Ces deux pestes, donc, que le rouquin déteste, voici qu’il les peint.
Et les peignant, voici qu’il les épingle, poupées d’un mauvais sort qu’il exorcise, puisque peignant, il existe, et respire au-dessus des ragots, et se jette debout dans l’avenir du temps, bien plus libre et plus vaste que ce ciel bas d’Auvers, qui mange la lumière, et avec elle, l’espérance.
Il existe et leur échappe, comme il a échappé aux autres, les gamins brunis au soleil d’Arles et méchants tout comme, qui un jour de grand froid, là-bas, l’avaient coursé en se moquant. Un jour bleuté d’hiver s’attardant trop longtemps, hiver à désespérer, hiver à se maudire, hiver à en finir, à se jeter dans le Rhône, ou dans l’absinthe, ou dans la peinturlure, ce qui pour lui, le roux extravagant, est à peu près équivalent.

Moqueurs et ricanants qu’ils étaient, ces gosses, à le harceler pour rien, pour rire, et parce que la rue entière, derrière eux, s’amusait de leur petite tyrannie, alors qu’ils le guettaient sur le chemin qui va au fleuve.

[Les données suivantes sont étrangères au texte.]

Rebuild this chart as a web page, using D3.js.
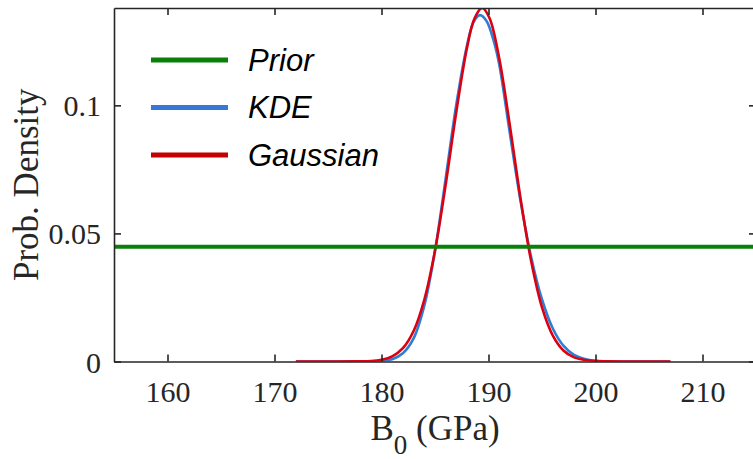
<!DOCTYPE html>
<html>
<head>
<meta charset="utf-8">
<script src="https://cdn.jsdelivr.net/npm/d3@7"></script>
<style>
  body { margin: 0; background: #fff; }
  svg { display: block; }
  .tick-label { font-family: "Liberation Serif", "Times New Roman", serif; font-size: 30px; fill: #262626; }
  .axis-title { font-family: "Liberation Serif", "Times New Roman", serif; font-size: 35px; fill: #262626; }
  .legend-text { font-family: "Liberation Sans", Arial, sans-serif; font-style: italic; font-size: 31px; fill: #000; }
</style>
</head>
<body>
<div id="cont"></div>
<script>

// data
var xTicks = [160, 170, 180, 190, 200, 210];
var yTicks = [0, 0.05, 0.1];
var yTickLabels = ["0", "0.05", "0.1"];

var priorX = [155, 215];
var priorY = [0.0448, 0.0448];

var kdeX = [172, 175, 178, 179, 180, 181, 182, 183, 184, 185, 186, 187, 188, 188.6, 189.2, 189.8, 190.5, 191, 192, 193, 194, 195, 196, 197, 198, 199, 200, 201, 203, 207];
var kdeY = [0, 0, 0.00005, 0.0001, 0.0003, 0.0009, 0.0032, 0.0090, 0.0218, 0.0432, 0.0715, 0.1005, 0.1235, 0.1325, 0.1352, 0.1330, 0.1250, 0.1160, 0.0890, 0.0625, 0.0405, 0.0242, 0.0130, 0.0062, 0.0026, 0.0010, 0.0003, 0.0001, 0, 0];

var gaussX = [172, 175, 178, 179, 180, 181, 182, 183, 184, 185, 186, 187, 188, 188.7, 189.4, 190.1, 191, 192, 193, 194, 195, 196, 197, 198, 199, 200, 201, 203, 207];
var gaussY = [0, 0, 0.00005, 0.0002, 0.0007, 0.0020, 0.0052, 0.0119, 0.0241, 0.0433, 0.0691, 0.0977, 0.1227, 0.1340, 0.1380, 0.1340, 0.1184, 0.0920, 0.0635, 0.0389, 0.0211, 0.0102, 0.0043, 0.0016, 0.0006, 0.0002, 0.00005, 0, 0];

var legendNames = ["Prior", "KDE", "Gaussian"];
var legendColors = ["#0a800a", "#3479d8", "#c40000"];

// dimensions
var totalW = 753, totalH = 459;
var margin = {top: 8, right: -3, bottom: 97.5, left: 114},
    width = totalW - margin.left - margin.right,
    height = totalH - margin.top - margin.bottom;

var x = d3.scaleLinear().domain([155, 215]).range([0, width]);
var y = d3.scaleLinear().domain([0, 0.138]).range([height, 0]);

var svg = d3.select("#cont").append("svg")
    .attr("width", totalW)
    .attr("height", totalH)
  .append("g")
    .attr("transform", "translate(" + margin.left + "," + margin.top + ")");

svg.append("clipPath").attr("id", "clip")
  .append("rect").attr("width", width).attr("height", height);

var line = d3.line()
    .x(function(d) { return x(d[0]); })
    .y(function(d) { return y(d[1]); })
    .curve(d3.curveCatmullRom);

var plot = svg.append("g").attr("clip-path", "url(#clip)");

// KDE
plot.append("path")
    .datum(d3.zip(kdeX, kdeY))
    .attr("d", line)
    .style("fill", "none")
    .style("stroke", "#2e7fd4")
    .style("stroke-width", 2.6);

// Gaussian
plot.append("path")
    .datum(d3.zip(gaussX, gaussY))
    .attr("d", line)
    .style("fill", "none")
    .style("stroke", "#dc0010")
    .style("stroke-width", 2.6);

// Prior
plot.append("path")
    .datum(d3.zip(priorX, priorY))
    .attr("d", line)
    .style("fill", "none")
    .style("stroke", "#0a800a")
    .style("stroke-width", 4);

// axes
var axisColor = "#262626";
var tickLen = 7;

// bottom axis
var xb = svg.append("g")
    .attr("transform", "translate(0," + height + ")")
    .call(d3.axisBottom(x).tickValues(xTicks).tickSizeInner(-tickLen).tickSizeOuter(0).tickPadding(20));
// top axis
var xt = svg.append("g")
    .call(d3.axisTop(x).tickValues(xTicks).tickSizeInner(-tickLen).tickSizeOuter(0).tickFormat(""));
// left axis
var yl = svg.append("g")
    .call(d3.axisLeft(y).tickValues(yTicks).tickSizeInner(-tickLen).tickSizeOuter(0).tickPadding(20)
      .tickFormat(function(d, i) { return yTickLabels[i]; }));
// right axis
var yr = svg.append("g")
    .attr("transform", "translate(" + width + ",0)")
    .call(d3.axisRight(y).tickValues(yTicks).tickSizeInner(-tickLen).tickSizeOuter(0).tickFormat(""));

[xb, xt, yl, yr].forEach(function(a) {
  a.select(".domain").style("stroke", axisColor).style("stroke-width", 1.6);
  a.selectAll(".tick line").style("stroke", axisColor).style("stroke-width", 1.6);
  a.selectAll(".tick text").attr("class", "tick-label").style("font-family", null).style("font-size", null);
});
xb.selectAll(".tick text").attr("dy", "0.71em").attr("y", 19.5);
yl.selectAll(".tick text").attr("x", -13).attr("dy", "0.35em");

// axis titles
var xt2 = svg.append("text")
    .attr("class", "axis-title")
    .attr("x", x(185))
    .attr("y", height + 78.5)
    .attr("text-anchor", "middle");
xt2.append("tspan").text("B");
xt2.append("tspan").attr("dy", 14).style("font-size", "27px").text("0");
xt2.append("tspan").attr("dy", -14).text(" (GPa)");

svg.append("text")
    .attr("class", "axis-title")
    .attr("transform", "translate(" + (38 - margin.left) + "," + (height / 2) + ") rotate(-90)")
    .attr("text-anchor", "middle")
    .text("Prob. Density");

// legend
var legend = svg.append("g")
    .attr("transform", "translate(" + (151 - margin.left) + "," + (60 - margin.top) + ")");

var items = legend.selectAll("g")
    .data(legendNames)
  .enter().append("g")
    .attr("transform", function(d, i) { return "translate(0," + (i * 47.5) + ")"; });

items.append("line")
    .attr("x1", 0).attr("x2", 77)
    .attr("y1", 0).attr("y2", 0)
    .style("stroke", function(d, i) { return legendColors[i]; })
    .style("stroke-width", 5);

items.append("text")
    .attr("class", "legend-text")
    .attr("x", 97)
    .attr("y", 10.5)
    .text(function(d) { return d; });

</script>
</body>
</html>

Et au-delà du fleuve, vers le pont de Trinquetaille et ses oliviers argentés, qui dans le tourbillon du vent l’obsédaient, lui le peintre, jusqu’à l’hallucination.
Pervers et patoisants, ces gosses, de ce patois que le hollandais ne parlait pas, mais la moquerie blesse dans toutes les langues, il n’est pas nécessaire de la comprendre pour qu’elle écorche au sang.

Renforcés qu’ils étaient d’être nombre, et d’avoir derrière eux tous les bien-pensants de la ville, les bourgeois et leurs notaires, le commerce et la maréchaussée, la curaille et son bénitier.
Et renforcés qu’ils étaient surtout, les mioches, face à l’étranger qui claudiquait sous son lourd chevalet, face à son chapeau qui s’effilochait, à son regard farouche, -n’a-t-on jamais vu ça par ici, cette peau rouge et ces poils roux-, renforcés qu’ils étaient de ce grain de pouvoir, et du plaisir malin qu’ils caressaient en leurs poches : des cailloux.